Présent ou non, l’ombre de l’excentrique homme le plus riche du monde pèsera, qu’on le veuille ou non, sur le sommet. Pour le compte de l’administration Trump, Elon Musk est en effet entré dans un conflit profond avec la bureaucratie américaine, avec la volonté affichée de faire faire des économies à l’État, en s’attaquant à un « deep state » honni par le mouvement MAGA. Le « Department of Government Efficiency », on le rappellera, n’est pas un département fédéral officiel créé et contrôlé par le Congrès, mais bien une petite équipe non officielle mise en place par Musk, lui non plus sans poste officiel dans le gouvernement. Il a pu accéder malgré tout aux systèmes d’information du Trésor américain afin de « mettre un terme » à la corruption et à des paiements jugés « illégaux » — s’il le fait réellement, il sera lui-même accusé d’être dans l’illégalité, seul le Congrès ayant le pouvoir de tenir les cordons de la bourse. Mais les hauts fonctionnaires qui se sont opposés à ce « blitzkrieg » ont été immédiatement écartés de leur poste, accompagnant un mouvement plus général contre les agents fédéraux : au-delà d’une lutte ouverte avec des directeurs de nombreuses agences (en cherchant à enlever leurs protections statutaires), l’administration Trump espère faire démissionner plusieurs centaines de milliers de bureaucrates plus bas dans la hiérarchie, que ce soit en faisant miroiter des primes au départ ou en mettant fin au télétravail. Dans la confusion des rafales d’ordres exécutifs pris par Donald Trump dans les deux premières semaines de son mandat, de nombreuses procédures judiciaires sont en train d’être lancées par la société civile ou du personnel politique. Elles mettront sans doute des mois avant d’aboutir : en attendant, c’est l’ordre constitutionnel américain lui-même qui grince face aux méthodes de Trump, Musk et leurs alliés. 

Si ces considérations sur les luttes intestines de l’État américain peuvent paraître très lointaines du Sommet pour l’Action sur l’IA des 10 et 11 février, il n’en est rien. Malgré l’arrivée surprise d’acteurs comme le chinois DeepSeek sur la scène mondiale de l’intelligence artificielle, les États-Unis restent néanmoins le leader incontesté de ces technologies.
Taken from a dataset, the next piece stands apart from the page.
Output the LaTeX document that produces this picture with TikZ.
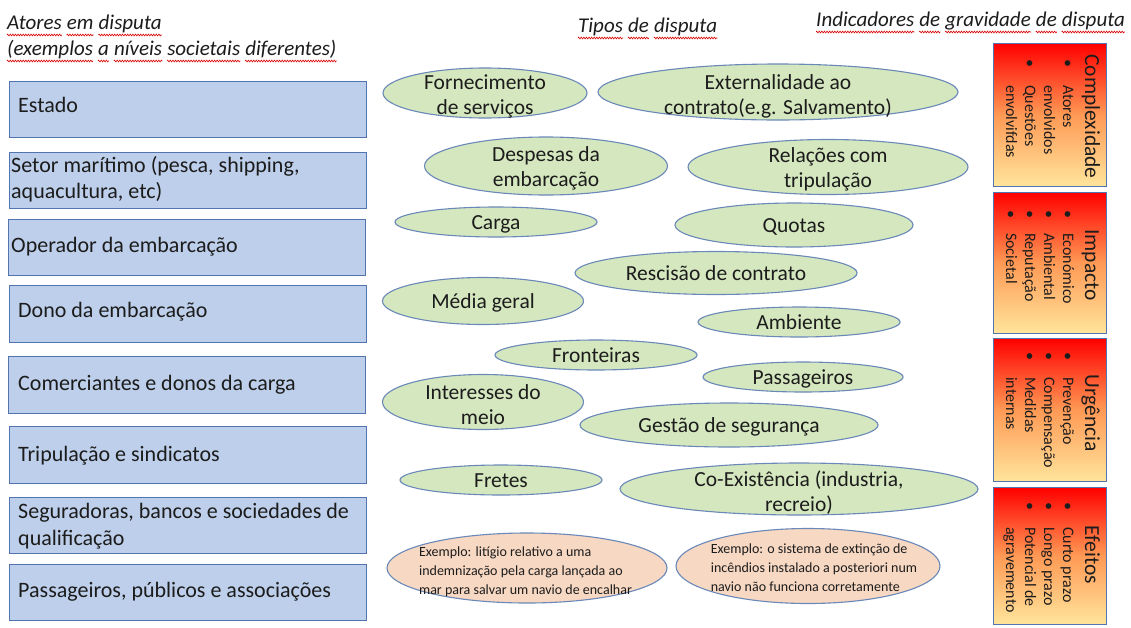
\documentclass[tikz,border=0pt]{standalone}
\usepackage{fontspec}
\setmainfont{Carlito}
\usetikzlibrary{shapes.geometric,decorations.pathmorphing}
\definecolor{actorfill}{HTML}{BDCFEA}
\definecolor{actordraw}{HTML}{5275B0}
\definecolor{ellfill}{HTML}{D5E7BF}
\definecolor{elldraw}{HTML}{6A88B8}
\definecolor{exfill}{HTML}{F7D8C3}
\definecolor{txt}{HTML}{1C1C1C}
\definecolor{gradbot}{HTML}{FFE59C}
\definecolor{gradmid}{HTML}{FF9A55}
\begin{document}
\begin{tikzpicture}[x=1pt,y=-1pt,
  actor/.style={rectangle, draw=actordraw, fill=actorfill, line width=1.2pt, anchor=north west,
    minimum width=357pt, inner sep=0pt},
  atext/.style={anchor=west, align=left, font=\fontsize{22}{26.5}\selectfont, text=txt, inner sep=0pt},
  dispute/.style={ellipse, draw=elldraw, fill=ellfill, line width=1.1pt, inner sep=0pt},
  example/.style={dispute, fill=exfill},
  etext/.style={align=center, font=\fontsize{21.5}{25}\selectfont, text=txt, inner sep=0pt},
  etextone/.style={etext, text height=14pt, text depth=0pt},
  xtext/.style={align=left, font=\fontsize{14}{19}\selectfont, text=txt, inner sep=0pt},
  ind/.style={rectangle, draw=actordraw, line width=1.2pt, top color=red, bottom color=gradbot, middle color=gradmid,
    minimum width=113pt, anchor=north west, inner sep=0pt},
  ttl/.style={rotate=-90, anchor=base, font=\fontsize{21.5}{24}\selectfont, text=txt, inner sep=0pt},
  itm/.style={rotate=-90, anchor=base west, font=\fontsize{16}{19}\selectfont, text=txt, inner sep=0pt},
  hdr/.style={anchor=base west, font=\fontsize{21}{25}\selectfont\itshape, text=txt, inner sep=0pt},
  squig/.style={draw=red!85!black, line width=0.6pt, decorate, decoration={zigzag, segment length=2.6pt, amplitude=0.9pt}}
]
\useasboundingbox (0,0) rectangle (1131,627);
\fill[white] (0,0) rectangle (1131,627);

% headers
\node[hdr] (h1a) at (7,29) {Atores};
\node[hdr] (h1b) at ([xshift=4.75pt]h1a.base east) {em};
\node[hdr] (h1c) at ([xshift=4.75pt]h1b.base east) {disputa};
\node[hdr] (h2a) at (7,55) {(exemplos};
\node[hdr] (h2b) at ([xshift=4.75pt]h2a.base east) {a};
\node[hdr] (h2c) at ([xshift=4.75pt]h2b.base east) {níveis};
\node[hdr] (h2d) at ([xshift=4.75pt]h2c.base east) {societais};
\node[hdr] (h2e) at ([xshift=4.75pt]h2d.base east) {diferentes)};
\node[hdr] (h3a) at (578,32) {Tipos};
\node[hdr] (h3b) at ([xshift=4.75pt]h3a.base east) {de};
\node[hdr] (h3c) at ([xshift=4.75pt]h3b.base east) {disputa};
\node[hdr] (h4a) at (816,26) {Indicadores};
\node[hdr] (h4b) at ([xshift=4.75pt]h4a.base east) {de};
\node[hdr] (h4c) at ([xshift=4.75pt]h4b.base east) {gravidade};
\node[hdr] (h4d) at ([xshift=4.75pt]h4c.base east) {de};
\node[hdr] (h4e) at ([xshift=4.75pt]h4d.base east) {disputa};
\foreach \w in {h1a,h1b,h1c,h2a,h2b,h2c,h2d,h2e,h3a,h3b,h3c,h4a,h4b,h4c,h4d,h4e}
  \draw[squig] ([yshift=-6pt]\w.base west) -- ([yshift=-6pt]\w.base east);

% actors
\node[actor, minimum height=56pt] (a1) at (9,81) {};
\node[atext] (a1t) at (18,105) {Estado};
\node[actor, minimum height=56pt] (a2) at (9,152) {};
\node[atext] (a2t) at (11,179) {Setor marítimo (pesca, shipping,\\aquacultura, etc)};
\node[actor, minimum height=56pt] (a3) at (8,219) {};
\node[atext] (a3t) at (11,247) {Operador da embarcação};
\node[actor, minimum height=57pt] (a4) at (9,285) {};
\node[atext] (a4t) at (18,312) {Dono da embarcação};
\node[actor, minimum height=57pt] (a5) at (8,356) {};
\node[atext] (a5t) at (18,385) {Comerciantes e donos da carga};
\node[actor, minimum height=57pt] (a6) at (9,426) {};
\node[atext] (a6t) at (18,456) {Tripulação e sindicatos};
\node[actor, minimum height=56pt] (a7) at (9,497) {};
\node[atext] (a7t) at (18,526) {Seguradoras, bancos e sociedades de\\qualificação};
\node[actor, minimum height=56pt] (a8) at (9,564) {};
\node[atext] (a8t) at (18,592) {Passageiros, públicos e associações};

% dispute types
\node[dispute, minimum width=204pt, minimum height=50pt] (e1) at (485,93) {};
\node[etext] (e1t) at (485,96.5) {Fornecimento\\de serviços};
\node[dispute, minimum width=360pt, minimum height=56pt] (e2) at (778,92) {};
\node[etext] (e2t) at (778,96) {Externalidade ao\\contrato(e.g. Salvamento)};
\node[dispute, minimum width=243pt, minimum height=58pt] (e3) at (546,166) {};
\node[etext] (e3t) at (546,168.5) {Despesas da\\embarcação};
\node[dispute, minimum width=280pt, minimum height=55pt] (e4) at (828,167) {};
\node[etext] (e4t) at (828,169) {Relações com\\tripulação};
\node[dispute, minimum width=202pt, minimum height=30pt] (e5) at (496,222) {};
\node[etextone] (e5t) at (e5) {Carga};
\node[dispute, minimum width=238pt, minimum height=44pt] (e6) at (794,225) {};
\node[etextone] (e6t) at (e6) {Quotas};
\node[dispute, minimum width=282pt, minimum height=43pt] (e7) at (716,273) {};
\node[etextone] (e7t) at (e7) {Rescisão de contrato};
\node[dispute, minimum width=201pt, minimum height=47pt] (e8) at (483,301) {};
\node[etextone] (e8t) at (e8) {Média geral};
\node[dispute, minimum width=202pt, minimum height=30pt] (e9) at (799,322) {};
\node[etextone] (e9t) at (e9) {Ambiente};
\node[dispute, minimum width=202pt, minimum height=30pt] (e10) at (596,355) {};
\node[etextone] (e10t) at (e10) {Fronteiras};
\node[dispute, minimum width=200pt, minimum height=30pt] (e11) at (803,377) {};
\node[etextone] (e11t) at (e11) {Passageiros};
\node[dispute, minimum width=201pt, minimum height=55pt] (e12) at (483,402) {};
\node[etext] (e12t) at (483,404.5) {Interesses do\\meio};
\node[dispute, minimum width=298pt, minimum height=44pt] (e13) at (729,425) {};
\node[etextone] (e13t) at (e13) {Gestão de segurança};
\node[dispute, minimum width=202pt, minimum height=30pt] (e14) at (501,480) {};
\node[etextone] (e14t) at (e14) {Fretes};
\node[dispute, minimum width=358pt, minimum height=52pt] (e15) at (799,489) {};
\node[etext] (e15t) at (799,492.5) {Co-Existência (industria,\\recreio)};

% examples
\node[example, minimum width=280pt, minimum height=70pt] (x1) at (527,568) {};
\node[xtext] (x1t) at (525.5,572) {Exemplo: litígio relativo a uma\\indemnização pela carga lançada ao\\mar para salvar um navio de encalhar};
\node[example, minimum width=264pt, minimum height=75pt] (x2) at (808,566) {};
\node[xtext] (x2t) at (814,568) {Exemplo: o sistema de extinção de\\incêndios instalado a posteriori num\\navio não funciona corretamente};

% indicators
\node[ind, minimum height=143pt] (r1) at (993,43) {};
\node[ind, minimum height=141pt] (r2) at (993,192) {};
\node[ind, minimum height=143pt] (r3) at (993,338) {};
\node[ind, minimum height=137pt] (r4) at (993,487) {};

\node[ttl] (r1t) at (1085,116.5) {Complexidade};
\node[itm] (r1b1) at (1063,59) {\textbullet};
\node[itm] (r1i1) at (1063,85) {Atores};
\node[itm] (r1i2) at (1044,85) {envolvidos};
\node[itm] (r1b2) at (1025,59) {\textbullet};
\node[itm] (r1i3) at (1025,85) {Questões};
\node[itm] (r1i4) at (1006,85) {envolvifdas};

\node[ttl] (r2t) at (1085,265) {Impacto};
\node[itm] (r2b1) at (1063,210) {\textbullet};
\node[itm] (r2b2) at (1044,210) {\textbullet};
\node[itm] (r2b3) at (1025,210) {\textbullet};
\node[itm] (r2b4) at (1006,210) {\textbullet};
\node[itm] (r2i1) at (1063,233) {Económico};
\node[itm] (r2i2) at (1044,233) {Ambiental};
\node[itm] (r2i3) at (1025,233) {Reputação};
\node[itm] (r2i4) at (1006,233) {Societal};

\node[ttl] (r3t) at (1085,413) {Urgência};
\node[itm] (r3b1) at (1063,352) {\textbullet};
\node[itm] (r3b2) at (1044,352) {\textbullet};
\node[itm] (r3b3) at (1025,352) {\textbullet};
\node[itm] (r3i1) at (1063,377) {Prevenção};
\node[itm] (r3i2) at (1044,377) {Compensação};
\node[itm] (r3i3) at (1025,377) {Medidas};
\node[itm] (r3i4) at (1006,377) {internas};

\node[ttl] (r4t) at (1085,555) {Efeitos};
\node[itm] (r4b1) at (1063,502) {\textbullet};
\node[itm] (r4b2) at (1044,502) {\textbullet};
\node[itm] (r4b3) at (1025,502) {\textbullet};
\node[itm] (r4i1) at (1063,527) {Curto prazo};
\node[itm] (r4i2) at (1044,527) {Longo prazo};
\node[itm] (r4i3) at (1025,527) {Potencial de};
\node[itm] (r4i4) at (1006,527) {agravemento};
\end{tikzpicture}
\end{document}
Les dépendances grandissantes que nos citoyens, nos entreprises et nos administrations vont connaître dans les prochaines années vis-à-vis des nouveaux usages de l’intelligence artificielle seront largement conditionnées par la vision américaine. Or, un État qui fait céder ses principes constitutionnels — même sous prétexte de faire gagner en efficacité sa lourde bureaucratie — et privilégie une approche où le pouvoir exécutif impose envers et contre tout sa volonté, n’est qu’à un pas de l’abysse de l’autoritarisme. Alors que les regards français sont tournés vers un sommet optimiste et qui se veut constructif, ils devraient également s’intéresser à ce qui se joue dans les tréfonds de la machine administrative des États-Unis. Car, qui peut dire à quelles fins une administration remodelée autour de logiques extrémistes utilisera sa suprématie en intelligence artificielle ? Au sein des démocraties occidentales libérales, l’Europe trouvait déjà souvent encombrant l’ombrageux allié américain et ses méthodes régulièrement incertaines et brutales : les États-Unis de 2025-2028 sous Donald Trump pourraient rapidement devenir un casse-tête bien plus sombre.